▶ [WHAT TO WORK ON]: Exactly the lines from the start of the data below through the line that contains "monthSpans.forEach(([m, a, b])" are to be copied, with pictures left out.
--------------------------------------------------
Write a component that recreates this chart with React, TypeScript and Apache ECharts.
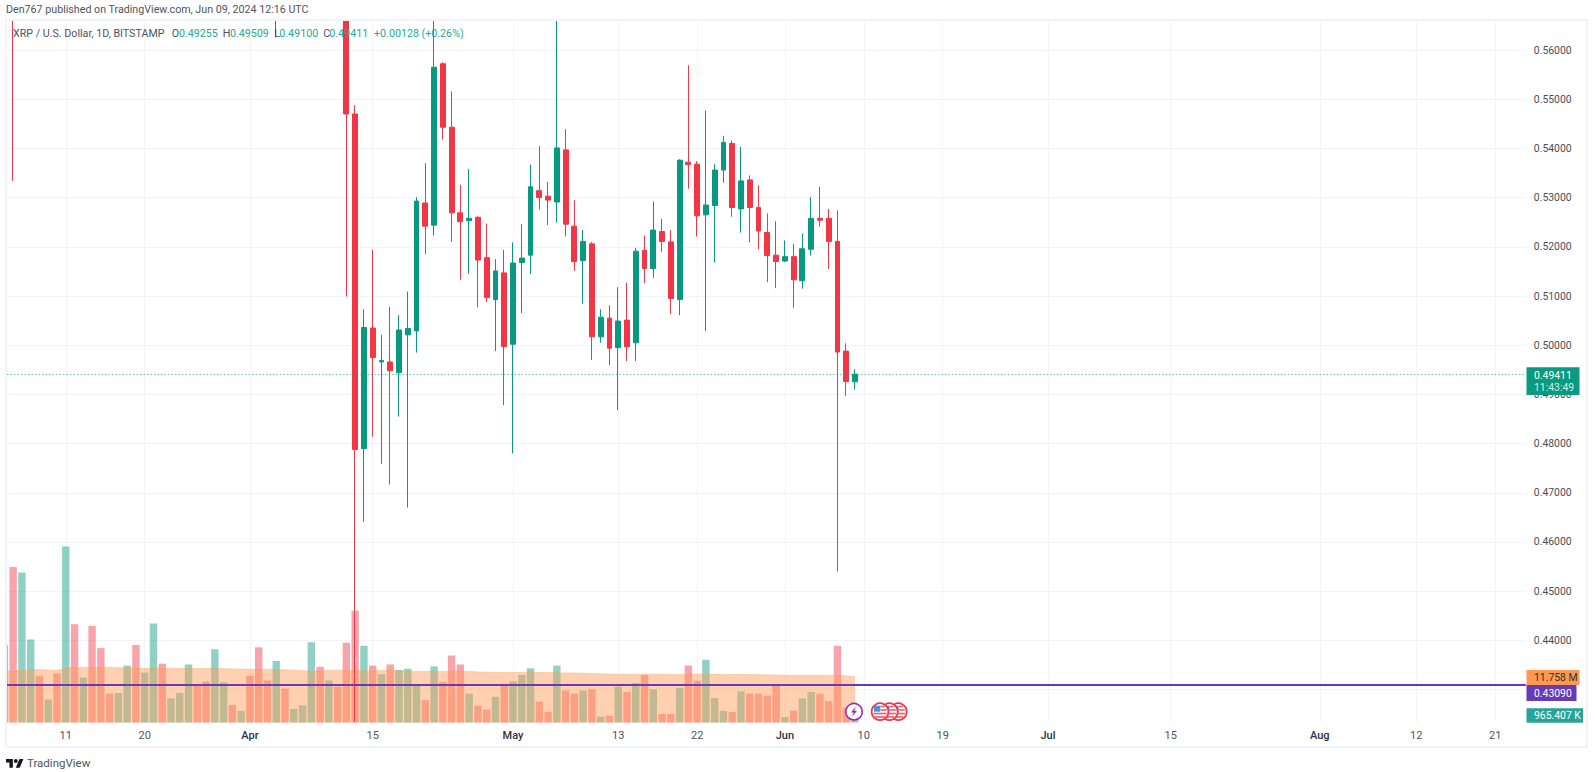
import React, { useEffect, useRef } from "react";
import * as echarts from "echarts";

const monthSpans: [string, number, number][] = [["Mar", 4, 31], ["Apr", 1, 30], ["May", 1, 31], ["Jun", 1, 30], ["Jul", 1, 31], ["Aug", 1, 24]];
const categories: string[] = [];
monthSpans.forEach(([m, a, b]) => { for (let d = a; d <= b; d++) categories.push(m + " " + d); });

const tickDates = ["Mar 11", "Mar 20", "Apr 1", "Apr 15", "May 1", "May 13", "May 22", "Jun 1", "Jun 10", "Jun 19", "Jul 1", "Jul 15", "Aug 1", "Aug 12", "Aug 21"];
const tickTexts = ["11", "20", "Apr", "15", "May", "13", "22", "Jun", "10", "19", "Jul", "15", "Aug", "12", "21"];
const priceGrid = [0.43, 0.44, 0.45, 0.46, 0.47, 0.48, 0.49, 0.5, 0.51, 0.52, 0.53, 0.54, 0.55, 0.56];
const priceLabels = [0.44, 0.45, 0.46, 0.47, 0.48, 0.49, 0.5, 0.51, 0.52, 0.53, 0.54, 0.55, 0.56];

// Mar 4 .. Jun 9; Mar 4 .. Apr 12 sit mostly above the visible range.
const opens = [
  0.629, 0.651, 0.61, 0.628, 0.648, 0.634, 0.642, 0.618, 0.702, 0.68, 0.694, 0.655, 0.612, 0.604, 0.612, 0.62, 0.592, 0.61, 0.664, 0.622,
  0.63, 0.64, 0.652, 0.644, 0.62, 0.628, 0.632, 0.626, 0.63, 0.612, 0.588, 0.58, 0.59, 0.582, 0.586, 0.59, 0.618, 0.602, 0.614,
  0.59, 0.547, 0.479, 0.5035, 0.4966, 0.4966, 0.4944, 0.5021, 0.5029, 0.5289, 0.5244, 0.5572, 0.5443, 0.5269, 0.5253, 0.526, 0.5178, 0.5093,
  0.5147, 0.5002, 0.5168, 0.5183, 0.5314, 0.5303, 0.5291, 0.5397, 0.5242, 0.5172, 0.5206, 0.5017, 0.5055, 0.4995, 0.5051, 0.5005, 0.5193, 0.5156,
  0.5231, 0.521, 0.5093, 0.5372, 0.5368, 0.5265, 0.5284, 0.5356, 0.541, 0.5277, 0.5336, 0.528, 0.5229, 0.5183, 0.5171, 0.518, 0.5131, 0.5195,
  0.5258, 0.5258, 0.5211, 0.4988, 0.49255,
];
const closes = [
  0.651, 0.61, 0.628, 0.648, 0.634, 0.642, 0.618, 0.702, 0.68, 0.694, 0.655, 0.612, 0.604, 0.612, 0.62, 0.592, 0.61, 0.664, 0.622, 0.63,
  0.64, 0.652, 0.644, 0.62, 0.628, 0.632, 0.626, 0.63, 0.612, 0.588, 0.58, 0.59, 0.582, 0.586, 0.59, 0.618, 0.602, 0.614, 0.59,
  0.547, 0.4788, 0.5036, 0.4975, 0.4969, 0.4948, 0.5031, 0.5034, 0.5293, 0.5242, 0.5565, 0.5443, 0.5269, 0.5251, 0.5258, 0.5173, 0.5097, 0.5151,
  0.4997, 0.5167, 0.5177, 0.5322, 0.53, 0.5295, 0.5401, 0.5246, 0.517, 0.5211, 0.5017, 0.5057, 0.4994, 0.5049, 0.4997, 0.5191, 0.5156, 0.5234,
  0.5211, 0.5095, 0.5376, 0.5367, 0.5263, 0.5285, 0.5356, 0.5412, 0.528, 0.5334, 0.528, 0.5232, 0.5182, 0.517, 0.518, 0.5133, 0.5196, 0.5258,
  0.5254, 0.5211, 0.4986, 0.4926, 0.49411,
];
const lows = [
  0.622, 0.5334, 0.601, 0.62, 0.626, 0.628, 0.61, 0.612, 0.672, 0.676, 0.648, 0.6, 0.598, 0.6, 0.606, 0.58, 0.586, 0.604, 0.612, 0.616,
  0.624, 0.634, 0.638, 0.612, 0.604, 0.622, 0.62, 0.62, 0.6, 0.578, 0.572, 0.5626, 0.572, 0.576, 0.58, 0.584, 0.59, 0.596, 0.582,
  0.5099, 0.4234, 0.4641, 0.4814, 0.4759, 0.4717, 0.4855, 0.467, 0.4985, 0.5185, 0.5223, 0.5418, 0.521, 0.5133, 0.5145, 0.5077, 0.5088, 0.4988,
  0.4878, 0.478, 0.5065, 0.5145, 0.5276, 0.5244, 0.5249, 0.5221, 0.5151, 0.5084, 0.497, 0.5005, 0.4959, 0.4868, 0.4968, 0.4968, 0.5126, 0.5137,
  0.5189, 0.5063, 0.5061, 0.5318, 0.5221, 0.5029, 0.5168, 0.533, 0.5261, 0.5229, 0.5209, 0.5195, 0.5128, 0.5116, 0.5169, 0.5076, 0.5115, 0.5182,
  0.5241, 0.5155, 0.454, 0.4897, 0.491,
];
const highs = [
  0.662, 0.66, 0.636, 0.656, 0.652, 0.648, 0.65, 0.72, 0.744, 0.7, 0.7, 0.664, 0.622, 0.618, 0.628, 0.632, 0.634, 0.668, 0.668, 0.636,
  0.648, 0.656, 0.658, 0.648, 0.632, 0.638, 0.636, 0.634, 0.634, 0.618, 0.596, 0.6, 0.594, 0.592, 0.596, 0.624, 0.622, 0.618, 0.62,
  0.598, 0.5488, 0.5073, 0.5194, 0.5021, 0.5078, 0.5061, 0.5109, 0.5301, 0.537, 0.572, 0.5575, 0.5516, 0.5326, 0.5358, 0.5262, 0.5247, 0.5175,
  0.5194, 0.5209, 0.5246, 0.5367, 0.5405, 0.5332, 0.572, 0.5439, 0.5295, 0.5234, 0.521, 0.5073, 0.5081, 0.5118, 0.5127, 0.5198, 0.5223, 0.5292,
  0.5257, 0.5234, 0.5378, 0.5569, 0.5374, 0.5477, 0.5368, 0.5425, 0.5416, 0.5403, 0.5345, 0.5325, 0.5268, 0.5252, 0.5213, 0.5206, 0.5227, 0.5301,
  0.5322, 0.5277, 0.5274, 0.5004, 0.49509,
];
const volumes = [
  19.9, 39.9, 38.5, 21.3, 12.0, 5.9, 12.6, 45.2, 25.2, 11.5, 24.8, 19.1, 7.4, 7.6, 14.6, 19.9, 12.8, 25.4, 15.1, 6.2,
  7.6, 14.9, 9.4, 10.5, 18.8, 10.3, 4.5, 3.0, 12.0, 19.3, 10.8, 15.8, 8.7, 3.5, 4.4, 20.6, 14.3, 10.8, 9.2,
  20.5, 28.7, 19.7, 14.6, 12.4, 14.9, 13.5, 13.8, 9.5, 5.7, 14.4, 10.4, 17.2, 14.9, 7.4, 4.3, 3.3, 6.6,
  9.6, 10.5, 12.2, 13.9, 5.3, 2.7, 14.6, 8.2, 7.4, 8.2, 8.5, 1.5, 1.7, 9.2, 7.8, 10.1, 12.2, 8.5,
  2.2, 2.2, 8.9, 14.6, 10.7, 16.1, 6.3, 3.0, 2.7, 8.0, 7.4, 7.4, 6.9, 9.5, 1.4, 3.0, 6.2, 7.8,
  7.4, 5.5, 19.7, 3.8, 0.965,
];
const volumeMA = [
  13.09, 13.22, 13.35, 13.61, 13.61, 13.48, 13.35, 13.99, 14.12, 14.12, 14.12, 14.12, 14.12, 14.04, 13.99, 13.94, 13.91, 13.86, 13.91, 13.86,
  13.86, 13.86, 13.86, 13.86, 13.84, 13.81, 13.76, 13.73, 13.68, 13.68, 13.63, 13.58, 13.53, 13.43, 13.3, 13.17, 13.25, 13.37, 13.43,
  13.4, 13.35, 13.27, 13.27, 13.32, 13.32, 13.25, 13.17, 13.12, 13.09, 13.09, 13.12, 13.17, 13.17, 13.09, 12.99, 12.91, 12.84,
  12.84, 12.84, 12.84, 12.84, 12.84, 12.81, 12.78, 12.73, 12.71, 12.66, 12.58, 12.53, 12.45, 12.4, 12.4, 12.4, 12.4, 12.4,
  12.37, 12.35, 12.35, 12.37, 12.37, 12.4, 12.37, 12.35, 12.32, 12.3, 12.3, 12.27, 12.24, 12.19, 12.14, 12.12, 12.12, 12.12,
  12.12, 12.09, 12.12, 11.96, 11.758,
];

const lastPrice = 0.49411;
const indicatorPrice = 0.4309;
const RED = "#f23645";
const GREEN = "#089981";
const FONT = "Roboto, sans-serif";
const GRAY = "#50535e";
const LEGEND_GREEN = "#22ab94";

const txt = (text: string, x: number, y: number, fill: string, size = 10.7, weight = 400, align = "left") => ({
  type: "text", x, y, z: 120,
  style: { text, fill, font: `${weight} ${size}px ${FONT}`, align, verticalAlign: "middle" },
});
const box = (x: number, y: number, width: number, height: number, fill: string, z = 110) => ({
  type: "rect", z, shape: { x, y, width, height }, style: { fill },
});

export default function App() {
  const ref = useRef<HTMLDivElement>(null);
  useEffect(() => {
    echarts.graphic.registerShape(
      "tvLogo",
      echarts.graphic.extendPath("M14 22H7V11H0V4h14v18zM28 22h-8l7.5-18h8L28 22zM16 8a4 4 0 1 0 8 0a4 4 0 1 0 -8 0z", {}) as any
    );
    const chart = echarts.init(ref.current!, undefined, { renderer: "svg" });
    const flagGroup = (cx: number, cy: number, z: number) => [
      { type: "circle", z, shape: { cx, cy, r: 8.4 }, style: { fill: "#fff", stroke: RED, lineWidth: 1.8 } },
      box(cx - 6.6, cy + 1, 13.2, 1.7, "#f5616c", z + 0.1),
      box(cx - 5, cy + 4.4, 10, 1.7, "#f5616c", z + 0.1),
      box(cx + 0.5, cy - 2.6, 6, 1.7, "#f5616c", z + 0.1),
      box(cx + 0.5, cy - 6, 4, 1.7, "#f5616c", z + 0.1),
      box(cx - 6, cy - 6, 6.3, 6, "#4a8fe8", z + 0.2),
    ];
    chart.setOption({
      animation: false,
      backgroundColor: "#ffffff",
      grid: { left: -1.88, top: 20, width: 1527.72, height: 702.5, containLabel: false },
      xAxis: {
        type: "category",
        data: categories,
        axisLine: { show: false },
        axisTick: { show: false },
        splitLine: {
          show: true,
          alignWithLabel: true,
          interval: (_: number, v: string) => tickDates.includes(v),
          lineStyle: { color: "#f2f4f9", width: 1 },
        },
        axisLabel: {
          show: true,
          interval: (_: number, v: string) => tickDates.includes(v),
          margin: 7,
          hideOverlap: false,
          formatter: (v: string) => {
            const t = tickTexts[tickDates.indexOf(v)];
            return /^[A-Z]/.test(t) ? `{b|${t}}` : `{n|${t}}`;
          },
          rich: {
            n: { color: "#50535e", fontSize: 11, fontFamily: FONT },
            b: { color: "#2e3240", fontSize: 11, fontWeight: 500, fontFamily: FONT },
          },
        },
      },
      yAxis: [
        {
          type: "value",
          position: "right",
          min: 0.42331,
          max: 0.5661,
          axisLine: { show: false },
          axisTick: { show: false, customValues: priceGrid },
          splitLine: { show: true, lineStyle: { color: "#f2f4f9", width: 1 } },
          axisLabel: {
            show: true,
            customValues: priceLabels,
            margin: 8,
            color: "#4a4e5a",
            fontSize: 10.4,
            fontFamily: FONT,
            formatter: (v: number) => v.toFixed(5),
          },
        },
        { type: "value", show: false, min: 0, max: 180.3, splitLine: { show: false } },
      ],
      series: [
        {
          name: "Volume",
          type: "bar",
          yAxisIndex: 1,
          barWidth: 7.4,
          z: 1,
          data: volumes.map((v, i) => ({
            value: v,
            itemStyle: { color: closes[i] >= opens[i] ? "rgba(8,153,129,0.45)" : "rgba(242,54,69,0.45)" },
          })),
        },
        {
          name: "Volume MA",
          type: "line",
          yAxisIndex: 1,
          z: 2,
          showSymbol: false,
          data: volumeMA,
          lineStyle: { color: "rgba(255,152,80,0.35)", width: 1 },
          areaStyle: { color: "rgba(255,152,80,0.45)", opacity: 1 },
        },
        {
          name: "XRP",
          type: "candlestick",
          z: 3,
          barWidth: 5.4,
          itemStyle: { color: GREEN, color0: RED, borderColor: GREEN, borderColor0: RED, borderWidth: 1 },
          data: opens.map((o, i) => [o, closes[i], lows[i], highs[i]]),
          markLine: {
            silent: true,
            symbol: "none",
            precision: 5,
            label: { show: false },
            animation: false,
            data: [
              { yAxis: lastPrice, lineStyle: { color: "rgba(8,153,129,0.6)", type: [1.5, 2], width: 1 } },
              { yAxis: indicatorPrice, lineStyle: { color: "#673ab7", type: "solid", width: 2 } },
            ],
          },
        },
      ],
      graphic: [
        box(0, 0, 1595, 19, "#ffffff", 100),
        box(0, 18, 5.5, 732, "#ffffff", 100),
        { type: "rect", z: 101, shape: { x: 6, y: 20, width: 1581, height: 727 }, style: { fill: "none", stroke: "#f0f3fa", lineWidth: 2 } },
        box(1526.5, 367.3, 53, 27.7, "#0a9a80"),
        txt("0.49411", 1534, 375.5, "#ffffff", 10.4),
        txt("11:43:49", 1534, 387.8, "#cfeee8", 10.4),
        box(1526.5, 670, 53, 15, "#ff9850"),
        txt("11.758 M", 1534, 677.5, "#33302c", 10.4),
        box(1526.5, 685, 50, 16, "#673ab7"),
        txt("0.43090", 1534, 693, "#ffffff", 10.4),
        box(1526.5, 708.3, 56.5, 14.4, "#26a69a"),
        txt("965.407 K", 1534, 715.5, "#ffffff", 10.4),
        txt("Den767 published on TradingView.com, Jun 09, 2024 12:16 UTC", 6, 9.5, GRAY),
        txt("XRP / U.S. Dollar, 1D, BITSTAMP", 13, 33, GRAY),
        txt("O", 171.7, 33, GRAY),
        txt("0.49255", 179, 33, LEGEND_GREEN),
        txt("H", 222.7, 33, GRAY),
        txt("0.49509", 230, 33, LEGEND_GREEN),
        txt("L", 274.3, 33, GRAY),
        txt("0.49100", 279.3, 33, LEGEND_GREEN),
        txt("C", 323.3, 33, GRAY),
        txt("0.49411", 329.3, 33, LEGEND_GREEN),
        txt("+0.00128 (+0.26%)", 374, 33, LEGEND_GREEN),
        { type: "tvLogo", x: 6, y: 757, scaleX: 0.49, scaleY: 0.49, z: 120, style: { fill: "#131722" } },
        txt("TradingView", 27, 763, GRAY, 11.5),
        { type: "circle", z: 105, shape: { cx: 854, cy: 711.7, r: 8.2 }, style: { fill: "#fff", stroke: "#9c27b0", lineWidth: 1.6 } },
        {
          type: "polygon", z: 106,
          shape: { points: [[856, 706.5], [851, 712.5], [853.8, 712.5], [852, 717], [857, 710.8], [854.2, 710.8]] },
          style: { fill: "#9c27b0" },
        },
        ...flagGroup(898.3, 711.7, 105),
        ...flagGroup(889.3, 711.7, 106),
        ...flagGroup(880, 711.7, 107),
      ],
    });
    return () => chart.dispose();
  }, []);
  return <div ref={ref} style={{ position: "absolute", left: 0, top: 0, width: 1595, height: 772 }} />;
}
--------------------------------------------------
▶ [FINISHED EXERCISE]:
Write a component that recreates this chart with React, TypeScript and Apache ECharts.
import React, { useEffect, useRef } from "react";
import * as echarts from "echarts";

const monthSpans: [string, number, number][] = [["Mar", 4, 31], ["Apr", 1, 30], ["May", 1, 31], ["Jun", 1, 30], ["Jul", 1, 31], ["Aug", 1, 24]];
const categories: string[] = [];
monthSpans.forEach(([m, a, b]) => { for (let d = a; d <= b; d++) categories.push(m + " " + d); });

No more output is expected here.